Example: For n = 12, the minimum number of perfect squares required is 2 (4 + 4 + 4).
Solution Approach:
To solve this problem, we can use dynamic programming to build up a solution by considering smaller subproblems. Let’s create a Java class called Solution and use a recursive approach with memoization to solve the problem.
class Solution {
int[][] dp;
public int numSquares(int n) {
ArrayList<Integer> squaresList = generateSquaresList(n);
dp = new int[squaresList.size()][n + 1];
for (int i = 0; i < squaresList.size(); i++) {
Arrays.fill(dp[i], -1);
}
return recurse(squaresList, 0, n);
}
int recurse(ArrayList<Integer> squaresList, int currentIndex, int target) {
if (currentIndex == squaresList.size()) {
if (target == 0) return 0;
return Integer.MAX_VALUE - 10;
}
if (dp[currentIndex][target] != -1) {
return dp[currentIndex][target];
}
int take = Integer.MAX_VALUE - 10;
if ((target - squaresList.get(currentIndex)) >= 0) {
take = 1 + recurse(squaresList, currentIndex, target - squaresList.get(currentIndex));
}
int notTaking = recurse(squaresList, currentIndex + 1, target);
dp[currentIndex][target] = Math.min(take, notTaking);
return dp[currentIndex][target];
}
ArrayList<Integer> generateSquaresList(int n) {
ArrayList<Integer> list = new ArrayList<>();
for (int i = 1; i * i <= n; i++) {
list.add(i * i);
}
return list;
}
}
Explanation:
- We define a function ‘numSquares’ to calculate the minimum number of perfect squares required to sum up to ‘n’.
- The ‘generateSquaresList’ function generates a list of perfect squares up to ‘n’.
- The ‘recurse’ function is a recursive helper function that considers two scenarios: taking the current square or not taking it, and returns the minimum of the two.
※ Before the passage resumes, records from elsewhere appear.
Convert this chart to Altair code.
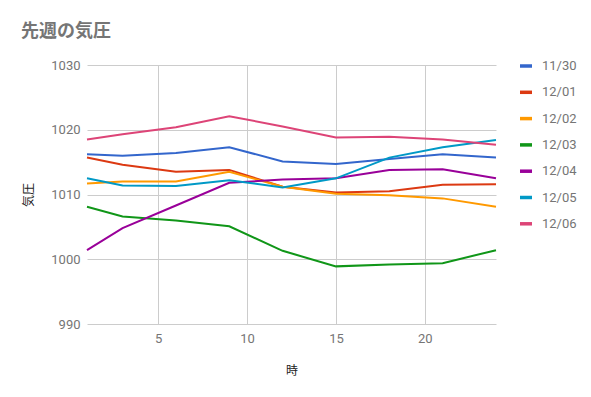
import altair as alt
import pandas as pd

hours = [1, 3, 6, 9, 12, 15, 18, 21, 24]
series_names = ["11/30", "12/01", "12/02", "12/03", "12/04", "12/05", "12/06"]
s1130 = [1016.2, 1016.0, 1016.4, 1017.3, 1015.1, 1014.7, 1015.5, 1016.2, 1015.7]
s1201 = [1015.7, 1014.6, 1013.5, 1013.8, 1011.2, 1010.3, 1010.5, 1011.5, 1011.6]
s1202 = [1011.7, 1012.0, 1012.0, 1013.5, 1011.2, 1010.1, 1009.9, 1009.4, 1008.1]
s1203 = [1008.1, 1006.6, 1006.0, 1005.1, 1001.3, 998.9, 999.2, 999.4, 1001.4]
s1204 = [1001.4, 1004.8, 1008.3, 1011.8, 1012.3, 1012.5, 1013.8, 1013.9, 1012.5]
s1205 = [1012.5, 1011.4, 1011.3, 1012.2, 1011.1, 1012.5, 1015.7, 1017.3, 1018.4]
s1206 = [1018.5, 1019.3, 1020.4, 1022.1, 1020.5, 1018.8, 1018.9, 1018.5, 1017.7]
colors = ["#3366cc", "#dc3912", "#ff9900", "#109618", "#990099", "#0099c6", "#dd4477"]
x_ticks = [5, 10, 15, 20]
y_ticks = [990, 1000, 1010, 1020, 1030]

all_series = [s1130, s1201, s1202, s1203, s1204, s1205, s1206]
rows = []
for name, vals in zip(series_names, all_series):
    for h, v in zip(hours, vals):
        rows.append({"時": h, "気圧": v, "日付": name})
df = pd.DataFrame(rows)

label_font = "Roboto"
jp_font = "Noto Sans CJK JP"

chart = alt.Chart(df).mark_line(strokeWidth=2).encode(
    x=alt.X("時:Q",
            scale=alt.Scale(domain=[1, 24], nice=False, zero=False),
            axis=alt.Axis(values=x_ticks, title="時", domain=False, ticks=False,
                          labelPadding=8, titlePadding=20, labelFontSize=13,
                          labelColor="#757575", labelFont=label_font,
                          titleFont=jp_font, titleFontSize=12, titleFontWeight="normal",
                          titleColor="#222222", gridColor="#cccccc")),
    y=alt.Y("気圧:Q",
            scale=alt.Scale(domain=[990, 1030], nice=False, zero=False),
            axis=alt.Axis(values=y_ticks, title="気圧", domain=False, ticks=False,
                          format="d",
                          labelPadding=7, titlePadding=15, labelFontSize=13,
                          labelColor="#757575", labelFont=label_font,
                          titleFont=jp_font, titleFontSize=12, titleFontWeight="normal",
                          titleColor="#222222", gridColor="#cccccc")),
    color=alt.Color("日付:N",
                    scale=alt.Scale(domain=series_names, range=colors),
                    legend=alt.Legend(title=None, orient="none", legendX=431, legendY=-7,
                                      symbolType="stroke",
                                      symbolSize=144, symbolStrokeWidth=3.5,
                                      labelFontSize=13, labelFont=label_font,
                                      labelColor="#757575", rowPadding=11.3,
                                      labelOffset=8, padding=0)),
).properties(
    width=409,
    height=259,
    title=alt.TitleParams("先週の気圧", anchor="start", frame="group", dx=-66, offset=17,
                          font=jp_font, fontSize=18, fontWeight="bold",
                          color="#757575"),
    autosize=alt.AutoSizeParams(type="none"),
    padding={"left": 79, "top": 57, "right": 86, "bottom": 63},
).configure_view(stroke=None)

chart.save("out.html", embed_options={"renderer": "svg", "actions": False})
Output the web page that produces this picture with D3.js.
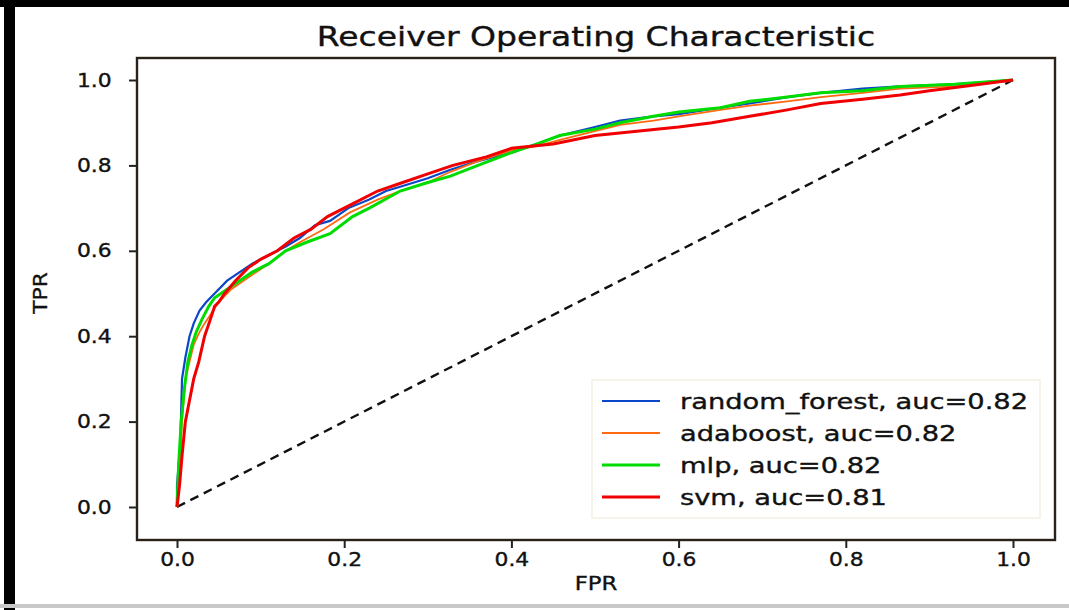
<!DOCTYPE html>
<html>
<head>
<meta charset="utf-8">
<script src="https://cdn.jsdelivr.net/npm/d3@7"></script>
<style>
  body { margin: 0; background: #fff; }
  text { font-family: "DejaVu Sans", sans-serif; fill: #111; stroke: #111; stroke-width: 0.35px; }
</style>
</head>
<body>
<div id="chart"></div>
<script>
// ROC points (fpr, tpr)
const rfFpr  = [0, 0, 0.004, 0.006, 0.01, 0.015, 0.02, 0.027, 0.035, 0.045, 0.06, 0.075, 0.09, 0.11, 0.13, 0.147, 0.165, 0.183, 0.205, 0.23, 0.25, 0.267, 0.3, 0.327, 0.36, 0.4, 0.43, 0.458, 0.5, 0.53, 0.57, 0.6, 0.65, 0.685, 0.73, 0.77, 0.82, 0.865, 0.93, 1];
const rfTpr  = [0, 0.05, 0.15, 0.3, 0.35, 0.4, 0.43, 0.46, 0.48, 0.5, 0.53, 0.55, 0.57, 0.59, 0.61, 0.63, 0.66, 0.67, 0.7, 0.72, 0.74, 0.75, 0.77, 0.79, 0.81, 0.83, 0.85, 0.87, 0.89, 0.905, 0.915, 0.92, 0.935, 0.945, 0.96, 0.97, 0.98, 0.985, 0.99, 1];

const adaFpr = [0, 0.003, 0.006, 0.01, 0.015, 0.02, 0.027, 0.033, 0.04, 0.05, 0.065, 0.087, 0.11, 0.13, 0.147, 0.175, 0.207, 0.24, 0.267, 0.3, 0.327, 0.36, 0.4, 0.43, 0.458, 0.5, 0.53, 0.57, 0.6, 0.65, 0.685, 0.73, 0.77, 0.82, 0.865, 0.93, 1];
const adaTpr = [0, 0.08, 0.2, 0.3, 0.34, 0.38, 0.41, 0.43, 0.45, 0.48, 0.51, 0.54, 0.57, 0.6, 0.62, 0.65, 0.69, 0.72, 0.74, 0.76, 0.785, 0.81, 0.835, 0.845, 0.86, 0.88, 0.895, 0.905, 0.915, 0.93, 0.94, 0.95, 0.96, 0.97, 0.98, 0.985, 1];

const mlpFpr = [0, 0.002, 0.005, 0.009, 0.013, 0.018, 0.023, 0.03, 0.038, 0.045, 0.06, 0.075, 0.09, 0.11, 0.13, 0.155, 0.183, 0.21, 0.23, 0.267, 0.3, 0.327, 0.36, 0.4, 0.43, 0.458, 0.5, 0.53, 0.57, 0.6, 0.65, 0.685, 0.73, 0.77, 0.82, 0.865, 0.93, 1];
const mlpTpr = [0, 0.1, 0.2, 0.28, 0.34, 0.38, 0.41, 0.44, 0.47, 0.49, 0.51, 0.53, 0.55, 0.57, 0.6, 0.62, 0.64, 0.68, 0.7, 0.74, 0.76, 0.775, 0.8, 0.83, 0.85, 0.87, 0.885, 0.9, 0.915, 0.925, 0.935, 0.95, 0.96, 0.97, 0.975, 0.985, 0.99, 1];

const svmFpr = [0, 0.003, 0.006, 0.01, 0.014, 0.02, 0.026, 0.033, 0.04, 0.045, 0.05, 0.057, 0.07, 0.085, 0.1, 0.12, 0.14, 0.16, 0.18, 0.21, 0.24, 0.27, 0.3, 0.33, 0.37, 0.4, 0.45, 0.5, 0.55, 0.6, 0.64, 0.685, 0.73, 0.77, 0.82, 0.865, 0.9, 0.94, 1];
const svmTpr = [0, 0.05, 0.12, 0.2, 0.24, 0.3, 0.34, 0.4, 0.44, 0.47, 0.48, 0.5, 0.53, 0.56, 0.58, 0.6, 0.63, 0.65, 0.68, 0.71, 0.74, 0.76, 0.78, 0.8, 0.82, 0.84, 0.85, 0.87, 0.88, 0.89, 0.9, 0.915, 0.93, 0.945, 0.955, 0.965, 0.975, 0.985, 1];

const diagFpr = [0, 1];
const diagTpr = [0, 1];

const seriesNames = ["random_forest", "adaboost", "mlp", "svm"];
const aucValues = [0.82, 0.82, 0.82, 0.81];
const xTicks = [0.0, 0.2, 0.4, 0.6, 0.8, 1.0];
const yTicks = [0.0, 0.2, 0.4, 0.6, 0.8, 1.0];

const width = 1069, height = 610;
const frame = { left: 137, right: 1055, top: 58, bottom: 540 };

const svg = d3.select("#chart").append("svg")
    .attr("width", width)
    .attr("height", height);

// page edges of the screenshot
svg.append("rect").attr("x", 4).attr("y", 0).attr("width", 11).attr("height", height).attr("fill", "#000");
svg.append("rect").attr("x", 0).attr("y", 0).attr("width", width).attr("height", 7).attr("fill", "#000");
svg.append("rect").attr("x", 0).attr("y", 604).attr("width", width).attr("height", 4).attr("fill", "#c8c8c8");

const x = d3.scaleLinear().domain([0, 1]).range([177, 1013]);
const y = d3.scaleLinear().domain([0, 1]).range([507, 80]);

const line = d3.line()
    .x(d => x(d[0]))
    .y(d => y(d[1]));

const curves = [
    { fpr: rfFpr, tpr: rfTpr, color: "#0a46c8", w: 2.2 },
    { fpr: adaFpr, tpr: adaTpr, color: "#ff6a10", w: 1.8 },
    { fpr: mlpFpr, tpr: mlpTpr, color: "#00dc00", w: 3 },
    { fpr: svmFpr, tpr: svmTpr, color: "#f00000", w: 3 }
];

// diagonal chance line
svg.append("path")
    .attr("d", line(d3.zip(diagFpr, diagTpr)))
    .attr("fill", "none")
    .attr("stroke", "#111")
    .attr("stroke-width", 2.4)
    .attr("stroke-dasharray", "9,6");

curves.forEach(c => {
    svg.append("path")
        .attr("d", line(d3.zip(c.fpr, c.tpr)))
        .attr("fill", "none")
        .attr("stroke", c.color)
        .attr("stroke-width", c.w)
        .attr("stroke-linejoin", "miter");
});

// axes frame
svg.append("rect")
    .attr("x", frame.left).attr("y", frame.top)
    .attr("width", frame.right - frame.left)
    .attr("height", frame.bottom - frame.top)
    .attr("fill", "none")
    .attr("stroke", "#2a2218")
    .attr("stroke-width", 2.4);

const xAxis = svg.append("g")
    .attr("transform", `translate(0,${frame.bottom})`)
    .call(d3.axisBottom(x).tickValues(xTicks).tickFormat(d3.format(".1f")).tickSize(8).tickPadding(5));
const yAxis = svg.append("g")
    .attr("transform", `translate(${frame.left},0)`)
    .call(d3.axisLeft(y).tickValues(yTicks).tickFormat(d3.format(".1f")).tickSize(8).tickPadding(14));

[xAxis, yAxis].forEach(a => {
    a.select(".domain").remove();
    a.selectAll("line").attr("stroke", "#222").attr("stroke-width", 2);
    a.selectAll("text")
        .style("font-size", "19px")
        .attr("fill", "#111")
        .attr("transform", "scale(1.15,1)");
});

svg.append("text")
    .attr("transform", "translate(596,46) scale(1.27,1)")
    .attr("text-anchor", "middle")
    .style("font-size", "26px")
    .text("Receiver Operating Characteristic");

svg.append("text")
    .attr("transform", "translate(596,590) scale(1.2,1)")
    .attr("text-anchor", "middle")
    .style("font-size", "19px")
    .text("FPR");

svg.append("text")
    .attr("transform", "translate(47,293) rotate(-90) scale(1.15,1)")
    .attr("text-anchor", "middle")
    .style("font-size", "19px")
    .text("TPR");

// legend
const legend = svg.append("g").attr("transform", "translate(592,380)");
legend.append("rect")
    .attr("width", 448).attr("height", 138)
    .attr("fill", "#fff")
    .attr("stroke", "#f3efe2")
    .attr("stroke-width", 1.5);

curves.forEach((c, i) => {
    const yy = 21 + i * 32;
    legend.append("line")
        .attr("x1", 10).attr("x2", 68)
        .attr("y1", yy).attr("y2", yy)
        .attr("stroke", c.color)
        .attr("stroke-width", c.w);
    legend.append("text")
        .attr("transform", `translate(88,${yy + 8}) scale(1.3,1)`)
        .style("font-size", "21px")
        .text(`${seriesNames[i]}, auc=${aucValues[i].toFixed(2)}`);
});
</script>
</body>
</html>
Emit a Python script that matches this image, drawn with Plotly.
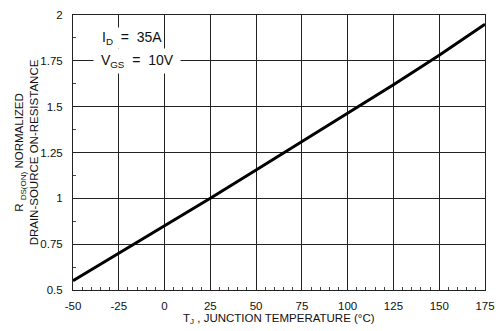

- Memoization is applied using a 2D array ‘dp’ to store and reuse previously computed results.
Conclusion:
The Perfect Squares problem demonstrates the power of dynamic programming in solving optimization problems. By breaking down the problem into smaller subproblems and efficiently storing and retrieving intermediate results, we can find an optimal solution. The provided Java code offers a clear implementation of the solution using recursion and memoization.